• A
  • A
  • A
  • АБВ
  • АБВ
  • АБВ
  • А
  • А
  • А
  • А
  • А
Обычная версия сайта

Ю. П. Любимов. «Домой, на Таганку…». Беседовал Александр Полюхов. Стокгольм

«Новое время», № 48.1988, С. 42-43

Наш собственный корреспондент в Швеции беседует с режиссером Юрием Любимовым.

- Юрий Петрович, начнем с того, что театральная декада в Стокгольме обещает встречу с Таганкой…

- Тьфу - тьфу, как бы не сглазить. Надеюсь, «Борис Годунов», которого Таганка привезет в Швецию в ответ на московские гастроли стокгольмского «Фриа Протеатра», будет встречен с интересом. Это одна из моих последних работ в родном театре, 1982 года, то есть до печальных событий в моей жизни. Она важна для Таганки, поскольку труппа искала новое лицо в эстетике после почти 20 лет существования. А такой возраст для театра, как и для собаки, - уже старость. Мы пытались обрести зрелость и в других пьесах, но почти все они тогда были закрыты. Апогеем «закрывания» стал «Борис Годунов»…

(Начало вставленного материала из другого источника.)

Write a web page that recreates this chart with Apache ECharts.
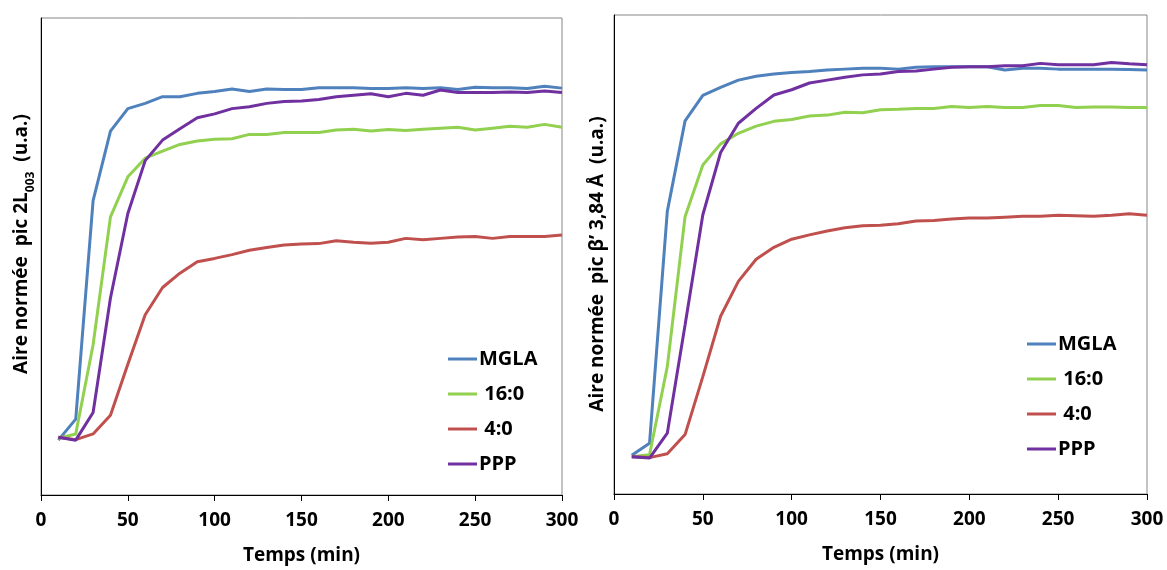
<!DOCTYPE html>
<html>
<head>
<meta charset="utf-8">
<script src="https://cdn.jsdelivr.net/npm/echarts@6/dist/echarts.min.js"></script>
<style>
html,body{margin:0;padding:0;background:#fff;}
#chart{width:1167px;height:570px;}
</style>
</head>
<body>
<div id="chart"></div>
<script>
const times = [10,20,30,40,50,60,70,80,90,100,110,120,130,140,150,160,170,180,190,200,210,220,230,240,250,260,270,280,290,300];
const seriesNames = ['MGLA','16:0','4:0','PPP'];
const xTicks = [0,50,100,150,200,250,300];

// Left panel: Aire normée pic 2L003
const mglaL = [11.5,15.9,61.7,76.3,81.0,82.1,83.5,83.5,84.2,84.6,85.1,84.6,85.1,85.0,85.0,85.4,85.4,85.4,85.2,85.2,85.4,85.2,85.4,85.0,85.5,85.4,85.4,85.2,85.7,85.3];
const c160L = [11.9,12.8,31.5,58.3,66.7,70.6,72.1,73.5,74.2,74.6,74.7,75.6,75.6,76.0,76.0,76.0,76.5,76.7,76.3,76.6,76.4,76.7,76.9,77.1,76.5,76.9,77.3,77.1,77.7,77.1];
const c40L  = [12.1,11.6,12.8,16.7,27.4,37.8,43.5,46.5,48.9,49.6,50.4,51.3,51.9,52.4,52.6,52.7,53.3,53.0,52.8,53.0,53.8,53.5,53.8,54.1,54.2,53.8,54.2,54.2,54.2,54.5];
const pppL  = [12.1,11.5,17.3,41.3,59.0,70.1,74.4,76.8,79.1,79.9,81.0,81.4,82.1,82.5,82.6,82.9,83.5,83.8,84.1,83.5,84.2,83.8,84.9,84.4,84.4,84.4,84.5,84.4,84.7,84.4];

// Right panel: Aire normée pic β' 3,84 Å
const mglaR = [8.1,10.6,59.0,77.9,83.2,84.9,86.4,87.2,87.7,88.0,88.2,88.5,88.7,88.9,88.9,88.7,89.1,89.2,89.2,89.2,89.2,88.5,88.9,88.9,88.7,88.7,88.7,88.7,88.6,88.5];
const c160R = [7.8,8.2,26.6,57.9,68.7,73.1,75.3,76.8,77.8,78.2,78.9,79.1,79.7,79.6,80.2,80.3,80.5,80.5,80.9,80.7,80.9,80.7,80.7,81.1,81.1,80.7,80.8,80.8,80.7,80.7];
const c40R  = [7.8,7.6,8.4,12.4,24.5,37.1,44.4,49.0,51.5,53.2,54.1,54.9,55.6,56.0,56.1,56.4,57.0,57.1,57.4,57.6,57.6,57.8,58.0,58.0,58.2,58.1,58.0,58.2,58.5,58.2];
const pppR  = [7.8,7.5,12.7,35.3,58.3,71.3,77.4,80.5,83.3,84.4,85.8,86.4,87.0,87.5,87.7,88.2,88.3,88.7,89.1,89.2,89.2,89.4,89.4,89.9,89.6,89.6,89.6,90.1,89.8,89.6];

const colors = ['#4F81BD','#92D050','#C0504D','#7030A0'];
const FONT = '"Open Sans", sans-serif';

const chart = echarts.init(document.getElementById('chart'), null, {renderer:'canvas'});

function pairs(arr){ return times.map((t,i)=>[t, arr[i]]); }

function mkSeries(arrs, idx){
  return arrs.map((a,k)=>({
    type:'line', name: seriesNames[k], xAxisIndex: idx, yAxisIndex: idx,
    data: pairs(a), symbol:'none', smooth:false,
    lineStyle:{color: colors[k], width:3},
    itemStyle:{color: colors[k]},
    emphasis:{disabled:true}
  }));
}

function mkX(idx){
  return {
    gridIndex: idx, type:'value', min:0, max:300, interval:50,
    axisLine:{show:true, lineStyle:{color:'#000', width:1}},
    axisTick:{show:true, length:6, lineStyle:{color:'#000'}},
    axisLabel:{margin:16, color:'#000', fontSize:19, fontWeight:'bold', fontFamily:FONT,
      formatter: v => String(xTicks[xTicks.indexOf(v)])},
    splitLine:{show:false},
    name:'Temps (min)', nameLocation:'middle', nameGap:51,
    nameTextStyle:{color:'#000', fontSize:19, fontWeight:'bold', fontFamily:FONT}
  };
}
function mkY(idx){
  return {
    gridIndex: idx, type:'value', min:0, max:100,
    axisLine:{show:true, lineStyle:{color:'#000', width:1}},
    axisTick:{show:false}, axisLabel:{show:false}, splitLine:{show:false}
  };
}
function mkLegend(left, top){
  return {
    left: left, top: top, orient:'vertical', padding:0,
    icon:'rect', itemWidth:29, itemHeight:3, itemGap:15,
    data: seriesNames,
    selectedMode:false,
    formatter: n => (n==='16:0' || n==='4:0') ? ' ' + n : n,
    textStyle:{color:'#000', fontSize:20, fontWeight:'bold', fontFamily:FONT, lineHeight:18, padding:[0,0,0,-3]}
  };
}

const richSub = {sub:{fontSize:12, fontWeight:'bold', fontFamily:FONT, fill:'#000', lineHeight:30, verticalAlign:'bottom'}};

const option = {
  animation:false,
  backgroundColor:'#fff',
  grid:[
    {left:41, top:18, width:521, height:480, show:true, borderColor:'#868686', borderWidth:1, containLabel:false},
    {left:614, top:15, width:533, height:479, show:true, borderColor:'#868686', borderWidth:1, containLabel:false}
  ],
  xAxis:[mkX(0), mkX(1)],
  yAxis:[mkY(0), mkY(1)],
  legend:[mkLegend(448, 349), mkLegend(1027, 334)],
  series:[].concat(mkSeries([mglaL,c160L,c40L,pppL],0), mkSeries([mglaR,c160R,c40R,pppR],1)),
  graphic:[
    {type:'text', x:22, y:244, rotation:Math.PI/2,
     style:{text:'Aire normée  pic 2L{sub|003}  (u.a.)', fill:'#000', fontSize:19, fontWeight:'bold', fontFamily:FONT,
            align:'center', verticalAlign:'middle', rich: richSub}},
    {type:'text', x:598, y:264, rotation:Math.PI/2,
     style:{text:'Aire normée  pic β’ 3,84 Å  (u.a.)', fill:'#000', fontSize:19, fontWeight:'bold', fontFamily:FONT,
            align:'center', verticalAlign:'middle'}}
  ]
};
chart.setOption(option);
</script>
</body>
</html>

- Но наступили иные времена, и в нынешнем году Вам удалось завершить дело, начатое шесть лет назад.

- Да, в мае провел десять неистовых дней в Москве. Закончил «Высоцкого», которого мы готовили к первой годовщине смерти Володи и который был также запрещен. Восстановил вместе с Николаем Губенко и «Годунова», но не смог остаться на премьеру из-за обязательств по контрактам на Западе. Сейчас, слава богу, совсем другая обстановка на Родине.

- Здесь, в Стокгольме, Вы ставите «Мастера и Маргариту» в Королевском драматическом театре, а затем снимете телефильм.

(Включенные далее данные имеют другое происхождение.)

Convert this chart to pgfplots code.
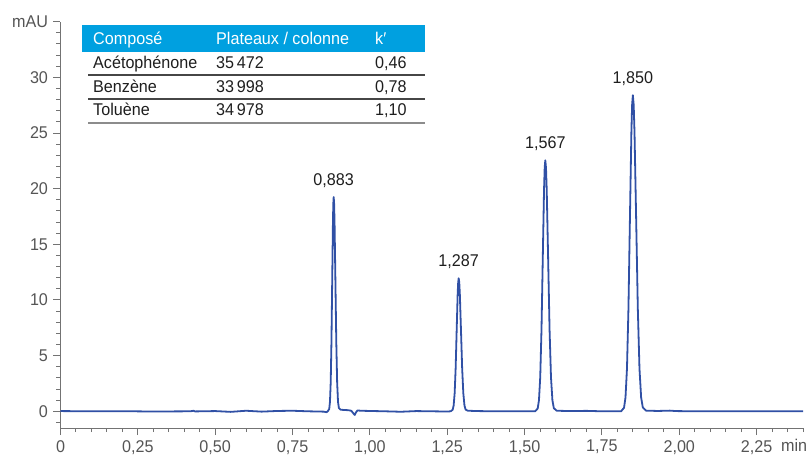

- Спектакль выйдет 10 декабря, как раз перед приездом Таганки, с которой у меня состоится долгожданная встреча. Она важна тем, что я вновь собираюсь в Москву после завершения телеварианта «Мастера». Но на сей раз поеду надолго – получил официальное приглашение, правда, пока работать буду по контракту. Звучит странно и смешно, но судьбе так угодно.

- Речь идет о двух постановках?

- Первый спектакль, как хорошо выдержанный коньяк, - несчастный «Живой» Бориса Можаева. Старая вещь, напечатанная аж в первой половине 60-х годов в «Новом мире» - духовной отдушине всех трудных лет нашей культурной жизни. Спектаклю этому двадцать можно уже праздновать. Каждый раз, как я его пытался ставить, спектакль закрывали, а меня выгоняли. Потом при помощи хороших людей я писал письма всякие. Они доходили, меня восстанавливали, а постановку не разрешали.

- Чем же, по-Вашему, она была так не к месту тогда и чем интересна теперь?

- Не к месту «Живой» был своей высокой художественностью. Как всякое настоящее произведение искусства, он вызывал очень много обобщений, мысли будил. Как сказала покойная министр культуры, «что за безобразие такое, если иностранцам даже и ездить никуда не нужно, а достаточно посмотреть спектакль, чтобы иметь всю картину перед глазами. Немедленно надо снять».

- Вы имеете в виду Е.А. Фурцеву?

- Ее, Екатерину Алексеевну. Во многом она относилась ко мне с симпатией. Говорю так не потому, что покойных грешно ругать, просто она могла иногда и душевно поступить. Помню такие моменты великодушия. Следующий министр меня прорабатывал многократно.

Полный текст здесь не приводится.